At the tail-end of last year I read Johnny Cash's autobiography, which was good food for my soul - equal parts moving, hilarious (unintended irony abounds here) and provocative (inasmuch as reading about suicidal speed binges and Minnnie Pearl can be provocative). A part of Cash's life that never made it into Walk The Line is the ostrich attack he boldly (while stoned) provoked in the Eighties, which almost killed him. The bird clawed into his abdomen, which provided Cash the opportunity to feed a lethal dose of Valium directly into the oozing wound a little while later. Again, this scene never made it into the movie...and that's particularly interesting to me. If I was the director of Walk The Line, the movie would have opened with this scene. But I suppose the literal confounds the mythopoetic compulsion. And (apparently) people need to view Cash as a man who never relapsed (often), who didn't suffer from eternally poor judgment (see ostrich attack), and who had a kind of hillbilly genius (he didn't. That would be Carl Perkins). I like the music of Johnny Cash, and I probably like it even more now that I know what an insane, conflicted fuckup he was. Being that fucked up isn't interesting, per se. But being that fucked up and also being a working singer-songwriter, father, husband, and recalcitrant Christian - is 63% interesting. Spanning the Rilkean contradictions of his conflicted personality was this faux image, "Cash"/The Man In Black, and that unifying lie is what paid his rent. It's also the lie that Walk The Line depicts. Also, June didn't redeem Johnny near as much as Rick Rubin did. And that door swung both ways...

06 January 2011

Amphibian Mind

post argument, i am beside the aquarium dividing my attention between the brine shrimp and spate of old photographs, finding after all these years evidence of my chin's particular wisdom - as the barometer of my cool, as predictor of relationships soon to be shipwrecked, as knowing dolt of the bald terror skating around my pelvis. meanwhile, everything carries with it a whiff of the apocalypse & sea monkey babes are suspended in their slick of albumen and the cryogenic starfish counts down the minutes until sticky light dashes into its gill nodes. And behind my eyes - a pair of webbed feet & legs escaping a half-revealed hunch, behind a tripod, all fiery in the atmosphere.

03 January 2011

Ali Palimpsest


"That's not the way the world really works anymore. We're an empire now, and when we act, we create our own reality. And while you're studying that reality - judiciously, as you will - we'll act again, creating other new realities, which you can study too, and that's how things will sort out."

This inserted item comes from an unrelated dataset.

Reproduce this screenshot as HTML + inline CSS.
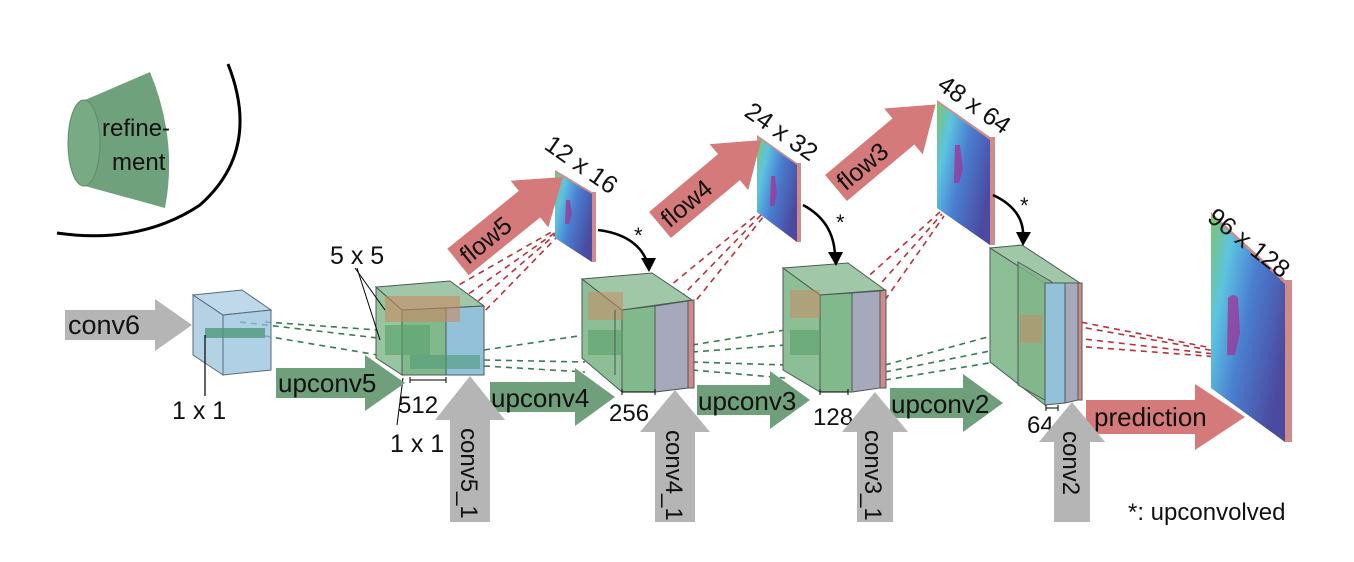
<!DOCTYPE html>
<html><head><meta charset="utf-8"><style>
html,body{margin:0;padding:0;background:#fff;}
svg{display:block;}
text{font-family:"Liberation Sans",Arial,sans-serif;fill:#111;}
</style></head><body>
<svg width="1354" height="562" viewBox="0 0 1354 562" xmlns="http://www.w3.org/2000/svg">
<defs>
<linearGradient id="fg" x1="0" y1="0" x2="1" y2="0.6">
<stop offset="0" stop-color="#7fc66a"/><stop offset="0.25" stop-color="#5cc4e0"/><stop offset="0.55" stop-color="#4a7fd0"/><stop offset="1" stop-color="#4a4aa0"/>
</linearGradient>
</defs>

<path d="M85,100 L150,72 Q178,140 165,208 L85,186 Z" fill="#6fa27c"/>
<ellipse cx="84" cy="143" rx="16" ry="43" fill="#78ab84" stroke="#5d8c69" stroke-width="1"/>
<text x="102" y="136" font-size="24">refine-</text>
<text x="112" y="170" font-size="24">ment</text>
<path d="M228,64 Q262,150 200,205 Q140,245 57,233" fill="none" stroke="#000" stroke-width="3"/>

<g stroke="#3c7a52" stroke-width="1.6" stroke-dasharray="6,5" fill="none">
<line x1="265" y1="322" x2="378" y2="330"/><line x1="265" y1="336" x2="378" y2="355"/>
<line x1="240" y1="322" x2="378" y2="338"/>
<line x1="484" y1="350" x2="585" y2="335"/><line x1="484" y1="360" x2="585" y2="362"/><line x1="484" y1="366" x2="585" y2="372"/>
<line x1="692" y1="352" x2="785" y2="345"/><line x1="692" y1="362" x2="785" y2="365"/><line x1="692" y1="370" x2="785" y2="378"/><line x1="692" y1="345" x2="785" y2="330"/>
<line x1="885" y1="365" x2="995" y2="335"/><line x1="885" y1="372" x2="995" y2="350"/><line x1="885" y1="380" x2="995" y2="362"/>
</g>
<g stroke="#b8323a" stroke-width="1.6" stroke-dasharray="6,5" fill="none">
<line x1="460" y1="300" x2="556" y2="232"/><line x1="470" y1="308" x2="556" y2="234"/><line x1="478" y1="318" x2="558" y2="236"/><line x1="450" y1="290" x2="555" y2="230"/>
<line x1="665" y1="290" x2="760" y2="212"/><line x1="680" y1="298" x2="762" y2="214"/><line x1="690" y1="308" x2="764" y2="216"/>
<line x1="862" y1="282" x2="940" y2="212"/><line x1="875" y1="290" x2="942" y2="214"/><line x1="885" y1="300" x2="944" y2="216"/>
<line x1="1060" y1="318" x2="1232" y2="352"/><line x1="1075" y1="326" x2="1232" y2="354"/><line x1="1075" y1="338" x2="1232" y2="356"/><line x1="1075" y1="346" x2="1232" y2="358"/>
</g>

<g stroke="#5a6a78" stroke-width="1" fill-opacity="0.75">
<polygon points="193,295 223,315 223,375 193,355" fill="#9cc3dc"/>
<polygon points="193,295 242,290 271,310 223,315" fill="#a8cde3"/>
<polygon points="223,315 271,310 271,370 223,375" fill="#94c0dc"/>
</g>
<rect x="205" y="328" width="60" height="10" fill="#4e9a7a" opacity="0.8"/>
<line x1="205" y1="335" x2="205" y2="396" stroke="#000" stroke-width="1.2"/>
<text x="172" y="419" font-size="25">1 x 1</text>

<g stroke="#4d5a55" stroke-width="1">
<polygon points="376,287 402,310 402,375 376,358" fill="#8cbf95" fill-opacity="0.9"/>
<polygon points="376,287 450,281 484,306 402,310" fill="#9fc7a8"/>
<polygon points="402,310 446,308 446,375 402,375" fill="#82b98c"/>
<polygon points="446,308 484,306 484,375 446,375" fill="#93c1da"/>
</g>
<rect x="385" y="296" width="75" height="26" fill="#c98a62" opacity="0.6"/>
<rect x="385" y="325" width="45" height="30" fill="#5aa06a" opacity="0.6"/>
<rect x="410" y="355" width="70" height="14" fill="#4f9a78" opacity="0.6"/>
<line x1="355" y1="268" x2="385" y2="310" stroke="#000"/><line x1="357" y1="268" x2="380" y2="340" stroke="#000"/>
<line x1="403" y1="378" x2="397" y2="425" stroke="#000"/>
<text x="330" y="264" font-size="25">5 x 5</text>
<path d="M410,383 v-6 M410,380 H446 M446,383 v-6" stroke="#000" fill="none"/>
<text x="398" y="413" font-size="24">512</text>
<text x="390" y="452" font-size="25">1 x 1</text>

<g stroke="#4d5a55" stroke-width="1">
<polygon points="582,279 622,310 622,392 582,358" fill="#8cbf95"/>
<polygon points="582,279 652,273 692,300 622,310" fill="#9fc7a8"/>
<polygon points="622,310 655,306 655,392 622,392" fill="#82b98c"/>
<polygon points="655,306 688,301 688,388 655,392" fill="#a6a9bc"/>
<polygon points="688,301 694,300 694,388 688,388" fill="#d08a8a"/>
</g>
<rect x="588" y="292" width="35" height="28" fill="#c98a62" opacity="0.55"/>
<rect x="588" y="330" width="35" height="25" fill="#5aa06a" opacity="0.6"/>
<line x1="615" y1="310" x2="615" y2="375" stroke="#4d5a55"/>
<path d="M622,395 v-6 M622,392 H655 M655,395 v-6" stroke="#000" fill="none"/>
<text x="609" y="421" font-size="24">256</text>

<g stroke="#4d5a55" stroke-width="1">
<polygon points="783,268 820,295 820,392 783,370" fill="#8cbf95"/>
<polygon points="783,268 848,263 885,290 820,295" fill="#9fc7a8"/>
<polygon points="820,295 852,293 852,392 820,392" fill="#82b98c"/>
<polygon points="852,293 880,291 880,388 852,392" fill="#a6a9bc"/>
<polygon points="880,291 886,290 886,388 880,388" fill="#d08a8a"/>
</g>
<rect x="790" y="290" width="30" height="28" fill="#c98a62" opacity="0.55"/>
<rect x="790" y="330" width="30" height="25" fill="#5aa06a" opacity="0.6"/>
<path d="M820,395 v-6 M820,392 H848 M848,395 v-6" stroke="#000" fill="none"/>
<text x="813" y="425" font-size="24">128</text>

<g stroke="#4d5a55" stroke-width="1">
<polygon points="990,248 1045,283 1045,405 990,362" fill="#8cbf95"/>
<polygon points="990,248 1022,245 1080,283 1045,283" fill="#9fc7a8"/>
<polygon points="1018,262 1052,282 1052,404 1018,385" fill="#7fb58a" fill-opacity="0.8"/>
<polygon points="1045,283 1065,283 1065,403 1045,405" fill="#93c1da"/>
<polygon points="1065,283 1078,283 1078,400 1065,403" fill="#a6a9bc"/>
<polygon points="1078,283 1082,283 1082,400 1078,400" fill="#d08a8a"/>
</g>
<rect x="1020" y="315" width="22" height="28" fill="#c98a62" opacity="0.55"/>
<path d="M1046,411 v-6 M1046,408 H1058 M1058,411 v-6" stroke="#000" fill="none"/>
<text x="1027" y="433" font-size="24">64</text>

<polygon points="555,170 592,192 596,192 596,262 592,262 555,238" fill="#d08a8a"/>
<polygon points="555,172 592,194 592,262 555,238" fill="url(#fg)"/>
<path d="M566,200 l4,0 l2,14 l-3,10 l-4,0 z" fill="#9a3a9a" opacity="0.8"/>

<polygon points="757,135 797,163 801,163 801,242 797,242 757,212" fill="#d08a8a"/>
<polygon points="757,137 797,165 797,242 757,212" fill="url(#fg)"/>
<path d="M771,176 l4,0 l2,18 l-3,12 l-4,0 z" fill="#9a3a9a" opacity="0.8"/>

<polygon points="937,100 990,137 995,137 995,245 990,245 937,208" fill="#d08a8a"/>
<polygon points="937,102 990,140 990,245 937,208" fill="url(#fg)"/>
<path d="M955,145 l5,0 l3,24 l-4,14 l-5,0 z" fill="#9a3a9a" opacity="0.8"/>

<polygon points="1211,212 1285,280 1292,280 1292,442 1285,442 1211,388" fill="#d08a8a"/>
<polygon points="1211,215 1285,284 1285,442 1211,388" fill="url(#fg)"/>
<path d="M1228,298 q6,-6 10,0 l2,35 l-5,22 l-8,0 z" fill="#9a3a9a" opacity="0.8"/>

<text font-size="25" transform="translate(543,148) rotate(35)">12 x 16</text>
<text font-size="25" transform="translate(743,115) rotate(35)">24 x 32</text>
<text font-size="25" transform="translate(936,88) rotate(35)">48 x 64</text>
<text font-size="25" transform="translate(1206,220) rotate(38)">96 x 128</text>

<g fill="none" stroke="#000" stroke-width="2.5">
<path d="M598,230 Q638,235 648,264"/>
<path d="M803,205 Q835,222 835,258"/>
<path d="M993,195 Q1025,210 1023,238"/>
</g>
<polygon points="641,258 656,258 649,272" fill="#000"/>
<polygon points="828,252 843,252 836,266" fill="#000"/>
<polygon points="1016,232 1031,232 1023,246" fill="#000"/>
<text x="634" y="243" font-size="22">*</text>
<text x="836" y="230" font-size="22">*</text>
<text x="1020" y="213" font-size="22">*</text>

<polygon points="65,310 155,310 155,299 192,325 155,351 155,340 65,340" fill="#b5b5b5"/>
<text x="68" y="334" font-size="27">conv6</text>
<polygon points="276,368 365,368 365,355 405,383 365,411 365,398 276,398" fill="#6f9f7b"/>
<text x="278" y="392" font-size="26">upconv5</text>
<polygon points="490,382 575,382 575,368 615,397 575,426 575,412 490,412" fill="#6f9f7b"/>
<text x="491" y="407" font-size="26">upconv4</text>
<polygon points="697,385 770,385 770,371 810,400 770,429 770,415 697,415" fill="#6f9f7b"/>
<text x="698" y="410" font-size="26">upconv3</text>
<polygon points="890,388 963,388 963,374 1003,403 963,432 963,418 890,418" fill="#6f9f7b"/>
<text x="891" y="413" font-size="26">upconv2</text>
<polygon points="1086,400 1195,400 1195,384 1245,417 1195,450 1195,434 1086,434" fill="#d47a7a"/>
<text x="1094" y="426" font-size="26">prediction</text>

<polygon points="470,376 505,420 490,420 490,522 450,522 450,420 435,420" fill="#b5b5b5"/>
<text font-size="24" transform="translate(461,428) rotate(90)">conv5_1</text>
<polygon points="675,390 710,432 695,432 695,522 655,522 655,432 640,432" fill="#b5b5b5"/>
<text font-size="24" transform="translate(666,430) rotate(90)">conv4_1</text>
<polygon points="875,392 908,432 893,432 893,522 857,522 857,432 842,432" fill="#b5b5b5"/>
<text font-size="24" transform="translate(865,430) rotate(90)">conv3_1</text>
<polygon points="1072,402 1105,442 1090,442 1090,522 1054,522 1054,442 1039,442" fill="#b5b5b5"/>
<text font-size="24" transform="translate(1063,431) rotate(90)">conv2</text>

<g transform="translate(458,262) rotate(-39)">
<polygon points="0,-17 92,-17 92,-30 135,0 92,30 92,17 0,17" fill="#d47a7a"/>
<text x="6" y="9" font-size="25">flow5</text>
</g>
<g transform="translate(660,225) rotate(-40)">
<polygon points="0,-17 90,-17 90,-30 132,0 90,30 90,17 0,17" fill="#d47a7a"/>
<text x="5" y="9" font-size="25">flow4</text>
</g>
<g transform="translate(836,188) rotate(-40)">
<polygon points="0,-17 88,-17 88,-30 130,0 88,30 88,17 0,17" fill="#d47a7a"/>
<text x="5" y="9" font-size="25">flow3</text>
</g>

<text x="1128" y="520" font-size="24">*: upconvolved</text>
</svg>
</body></html>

-Unnamed George W. Bush senior adviser,
speaking to New York Times reporter Ron Suskind in 2002

02 January 2011

The World Of The Mesa Verde People


When I died, love, when I died
there was a war in the upper air;
All that happens, happens there.

- A. Ginsberg, "A Western Ballad" (1948)

01 January 2011

Just Like Hemingway

Partially because of my adventures in commerce, this glorious New Year's Day has been a day of eating massive amounts of collards, cornbread, blackeyed peas, & pork. And, yes, beer. There is always the beer.